◆ Brief: Transcribe each line exactly.

***

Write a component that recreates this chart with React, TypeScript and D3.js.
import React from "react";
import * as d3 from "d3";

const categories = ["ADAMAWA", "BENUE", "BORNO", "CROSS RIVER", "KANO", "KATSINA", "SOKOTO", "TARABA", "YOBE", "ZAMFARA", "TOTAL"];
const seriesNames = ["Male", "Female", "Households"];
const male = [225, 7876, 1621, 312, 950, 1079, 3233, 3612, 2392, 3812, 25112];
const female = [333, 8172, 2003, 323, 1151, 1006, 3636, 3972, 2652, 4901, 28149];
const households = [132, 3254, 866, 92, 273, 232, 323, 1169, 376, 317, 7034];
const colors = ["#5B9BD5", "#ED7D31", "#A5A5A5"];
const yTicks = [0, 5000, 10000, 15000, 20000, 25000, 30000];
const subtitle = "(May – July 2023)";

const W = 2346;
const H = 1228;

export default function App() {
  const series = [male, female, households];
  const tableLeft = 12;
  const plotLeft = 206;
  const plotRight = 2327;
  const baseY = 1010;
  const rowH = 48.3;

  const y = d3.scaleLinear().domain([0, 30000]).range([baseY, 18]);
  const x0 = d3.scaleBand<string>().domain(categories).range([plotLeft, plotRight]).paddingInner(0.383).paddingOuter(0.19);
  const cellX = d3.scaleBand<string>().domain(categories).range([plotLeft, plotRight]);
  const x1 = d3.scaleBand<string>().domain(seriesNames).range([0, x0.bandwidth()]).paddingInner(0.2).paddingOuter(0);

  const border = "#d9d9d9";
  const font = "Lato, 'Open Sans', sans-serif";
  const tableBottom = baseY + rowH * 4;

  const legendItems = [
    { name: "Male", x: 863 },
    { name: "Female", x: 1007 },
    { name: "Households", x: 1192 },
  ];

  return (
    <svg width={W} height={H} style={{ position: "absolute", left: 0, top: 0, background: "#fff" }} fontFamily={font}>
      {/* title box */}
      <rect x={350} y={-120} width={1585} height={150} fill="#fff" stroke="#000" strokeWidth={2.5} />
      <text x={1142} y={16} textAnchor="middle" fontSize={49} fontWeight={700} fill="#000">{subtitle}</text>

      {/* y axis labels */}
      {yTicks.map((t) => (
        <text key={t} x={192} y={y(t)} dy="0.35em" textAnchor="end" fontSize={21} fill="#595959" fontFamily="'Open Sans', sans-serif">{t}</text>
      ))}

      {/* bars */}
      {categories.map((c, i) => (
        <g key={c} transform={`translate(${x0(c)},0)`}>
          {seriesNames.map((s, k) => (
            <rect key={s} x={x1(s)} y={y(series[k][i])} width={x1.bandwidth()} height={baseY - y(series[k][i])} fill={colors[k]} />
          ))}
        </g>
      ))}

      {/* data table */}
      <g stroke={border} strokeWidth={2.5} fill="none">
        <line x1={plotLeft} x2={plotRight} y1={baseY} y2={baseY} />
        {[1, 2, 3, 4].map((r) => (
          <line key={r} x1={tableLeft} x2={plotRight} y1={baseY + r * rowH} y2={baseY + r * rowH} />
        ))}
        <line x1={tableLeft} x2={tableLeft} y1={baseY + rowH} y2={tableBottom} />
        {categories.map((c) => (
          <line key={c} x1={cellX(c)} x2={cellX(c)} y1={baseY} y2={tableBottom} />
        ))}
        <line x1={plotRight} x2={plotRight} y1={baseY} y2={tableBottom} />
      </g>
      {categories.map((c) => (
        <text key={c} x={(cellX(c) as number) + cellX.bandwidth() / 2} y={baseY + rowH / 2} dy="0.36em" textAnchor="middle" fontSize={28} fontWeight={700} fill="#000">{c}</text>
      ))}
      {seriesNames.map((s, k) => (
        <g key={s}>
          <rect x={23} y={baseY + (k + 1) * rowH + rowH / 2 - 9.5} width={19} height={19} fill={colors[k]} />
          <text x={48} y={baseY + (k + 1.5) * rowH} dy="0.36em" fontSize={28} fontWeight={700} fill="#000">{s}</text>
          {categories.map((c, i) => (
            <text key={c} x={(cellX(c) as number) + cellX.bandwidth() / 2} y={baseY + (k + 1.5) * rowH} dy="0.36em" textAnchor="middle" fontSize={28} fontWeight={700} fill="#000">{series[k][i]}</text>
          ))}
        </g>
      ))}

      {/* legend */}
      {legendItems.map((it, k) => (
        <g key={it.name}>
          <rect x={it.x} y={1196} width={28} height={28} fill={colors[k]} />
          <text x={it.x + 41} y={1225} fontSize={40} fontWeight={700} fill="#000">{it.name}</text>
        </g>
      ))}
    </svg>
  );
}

***

◆ Worked solution:
Write a component that recreates this chart with React, TypeScript and D3.js.
import React from "react";
import * as d3 from "d3";

const categories = ["ADAMAWA", "BENUE", "BORNO", "CROSS RIVER", "KANO", "KATSINA", "SOKOTO", "TARABA", "YOBE", "ZAMFARA", "TOTAL"];
const seriesNames = ["Male", "Female", "Households"];
const male = [225, 7876, 1621, 312, 950, 1079, 3233, 3612, 2392, 3812, 25112];
const female = [333, 8172, 2003, 323, 1151, 1006, 3636, 3972, 2652, 4901, 28149];
const households = [132, 3254, 866, 92, 273, 232, 323, 1169, 376, 317, 7034];
const colors = ["#5B9BD5", "#ED7D31", "#A5A5A5"];
const yTicks = [0, 5000, 10000, 15000, 20000, 25000, 30000];
const subtitle = "(May – July 2023)";

const W = 2346;
const H = 1228;

export default function App() {
  const series = [male, female, households];
  const tableLeft = 12;
  const plotLeft = 206;
  const plotRight = 2327;
  const baseY = 1010;
  const rowH = 48.3;

  const y = d3.scaleLinear().domain([0, 30000]).range([baseY, 18]);
  const x0 = d3.scaleBand<string>().domain(categories).range([plotLeft, plotRight]).paddingInner(0.383).paddingOuter(0.19);
  const cellX = d3.scaleBand<string>().domain(categories).range([plotLeft, plotRight]);
  const x1 = d3.scaleBand<string>().domain(seriesNames).range([0, x0.bandwidth()]).paddingInner(0.2).paddingOuter(0);

  const border = "#d9d9d9";
  const font = "Lato, 'Open Sans', sans-serif";
  const tableBottom = baseY + rowH * 4;

  const legendItems = [
    { name: "Male", x: 863 },
    { name: "Female", x: 1007 },
    { name: "Households", x: 1192 },
  ];

  return (
    <svg width={W} height={H} style={{ position: "absolute", left: 0, top: 0, background: "#fff" }} fontFamily={font}>
      {/* title box */}
      <rect x={350} y={-120} width={1585} height={150} fill="#fff" stroke="#000" strokeWidth={2.5} />
      <text x={1142} y={16} textAnchor="middle" fontSize={49} fontWeight={700} fill="#000">{subtitle}</text>

      {/* y axis labels */}
      {yTicks.map((t) => (
        <text key={t} x={192} y={y(t)} dy="0.35em" textAnchor="end" fontSize={21} fill="#595959" fontFamily="'Open Sans', sans-serif">{t}</text>
      ))}

      {/* bars */}
      {categories.map((c, i) => (
        <g key={c} transform={`translate(${x0(c)},0)`}>
          {seriesNames.map((s, k) => (
            <rect key={s} x={x1(s)} y={y(series[k][i])} width={x1.bandwidth()} height={baseY - y(series[k][i])} fill={colors[k]} />
          ))}
        </g>
      ))}

      {/* data table */}
      <g stroke={border} strokeWidth={2.5} fill="none">
        <line x1={plotLeft} x2={plotRight} y1={baseY} y2={baseY} />
        {[1, 2, 3, 4].map((r) => (
          <line key={r} x1={tableLeft} x2={plotRight} y1={baseY + r * rowH} y2={baseY + r * rowH} />
        ))}
        <line x1={tableLeft} x2={tableLeft} y1={baseY + rowH} y2={tableBottom} />
        {categories.map((c) => (
          <line key={c} x1={cellX(c)} x2={cellX(c)} y1={baseY} y2={tableBottom} />
        ))}
        <line x1={plotRight} x2={plotRight} y1={baseY} y2={tableBottom} />
      </g>
      {categories.map((c) => (
        <text key={c} x={(cellX(c) as number) + cellX.bandwidth() / 2} y={baseY + rowH / 2} dy="0.36em" textAnchor="middle" fontSize={28} fontWeight={700} fill="#000">{c}</text>
      ))}
      {seriesNames.map((s, k) => (
        <g key={s}>
          <rect x={23} y={baseY + (k + 1) * rowH + rowH / 2 - 9.5} width={19} height={19} fill={colors[k]} />
          <text x={48} y={baseY + (k + 1.5) * rowH} dy="0.36em" fontSize={28} fontWeight={700} fill="#000">{s}</text>
          {categories.map((c, i) => (
            <text key={c} x={(cellX(c) as number) + cellX.bandwidth() / 2} y={baseY + (k + 1.5) * rowH} dy="0.36em" textAnchor="middle" fontSize={28} fontWeight={700} fill="#000">{series[k][i]}</text>
          ))}
        </g>
      ))}

      {/* legend */}
      {legendItems.map((it, k) => (
        <g key={it.name}>
          <rect x={it.x} y={1196} width={28} height={28} fill={colors[k]} />
          <text x={it.x + 41} y={1225} fontSize={40} fontWeight={700} fill="#000">{it.name}</text>
        </g>
      ))}
    </svg>
  );
}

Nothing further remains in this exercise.